Matt: “Just being genuine, I think, is the most important thing. When you’re genuine and you treat people with respect, and you foster a relationship by trust, that’s what’s led me to be able to build really strong relationships, which has helped me get to this point. And ultimately, I’m fortunate enough to have a job and work for a guy I really like, a friend. When you have that, it makes your job easier. Because you believe. I was fortunate enough to work for Chris Mullen, who you believe in, and you work hard for. Those are all special things that make your job easier.”

BR: When you hit the road recruiting, what kind of things will you highlight to recruit to Nebraska?

Matt: “Fred.
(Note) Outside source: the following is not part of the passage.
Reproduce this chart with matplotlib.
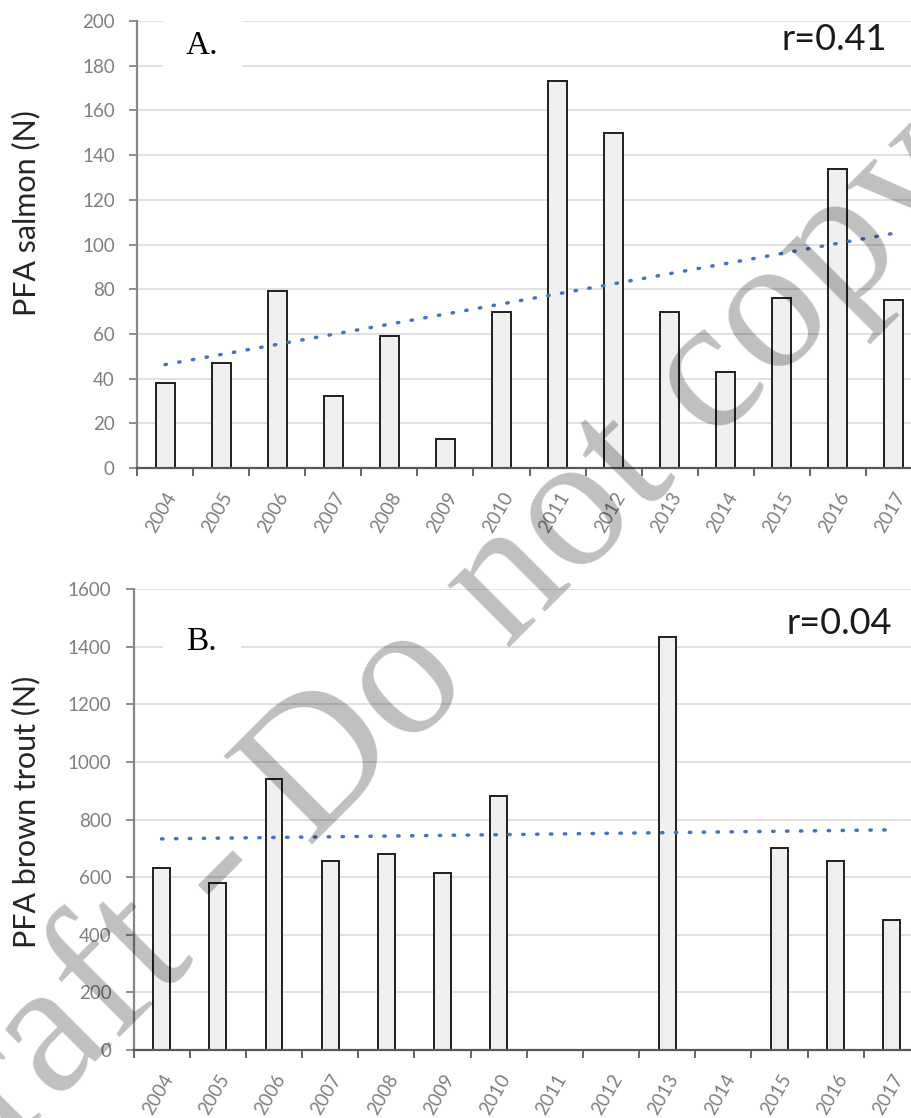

Experience. NBA. Every kid wants to hear, ‘NBA, NBA, NBA, how do I get there?’ When you have a guy who was a player, a GM and head coach – which, I don’t know if there’s anybody in college basketball who can say that – that’s impactful enough that it allows you the opportunity to get in the door with a lot of kids. Then the biggest thing is trying to get the trust to where they come to campus for a visit, because I feel like if we get kids to visit, we have a great shot of getting them. That’s the key, the hurdle to get over. We’ve got to get them to campus.”

BR: Where do Nebraska’s facilities fit in that regard?

Matt: “Man, they’re amazing. You get (the recruits) here, you don’t even need to talk, just let them walk around and I think they’ll be in awe how incredible they are.”

BR: Do you have a niche for recruiting transfers?

Matt: “I’ve recruited a lot of high school kids as well. Arguably one of the best high school players to ever play at St. John’s, I recruited, Shamorie Ponds. I’ve recruited a lot of high-level high school kids. Transfers, I’ve clearly made a major impact because we were really the first program (at Iowa State) to build a program off of them. And when you have success, my name will forever be attached to a transfer guy. But ultimately, like Fred said, it doesn’t matter where the kids come from – high school, juco, transfer, international – we just want to accumulate the best talent and the most talent.”

BR: What formula do you believe will work here first?

Matt: “Personally, I always go for the adage of get old and stay old. I think it’s a proven fact that it works in college basketball. When you are filled with freshmen with inexperience, it’s extremely difficult to win at the level that we want to. But I also think there’s a nice recipe of experience with youth, and that’s where the balance has to go. To answer that right now, I don’t know where that balance lies.

BR: Did anything from Fred’s news conference stick out to you?

Matt: “Just that he’s a guy who clearly cares and wants to make Nebraska a national brand that it could and should be. That comes across as a striking aspect of who he is and why he took this job. Certainly, he comes across as somebody who family is a huge part of his life, an incredible family, and that part in itself is how he’s going to run his program. It’s a family.”

BR: How do you feel about coming to the Big Ten?

Matt: “It’s a ridiculous conference. It sure as heck’s not easy. Every night is a challenge, 20 times a year. But it’s great. You want to play among the best. It’s certainly one of the best conferences in the country. I’m looking forward to the daily challenges that it provides.”

BR: What do you know about your current roster?

Matt: “Not a ton yet. We played Nebraska last year, and played very well at home. I knew that team. I knew the guys that were seniors (this year) really well because they played a big role last year. The one thing that I admired is literally they never quit. That, to me, is an amazing trait that can carry you to some really big places.”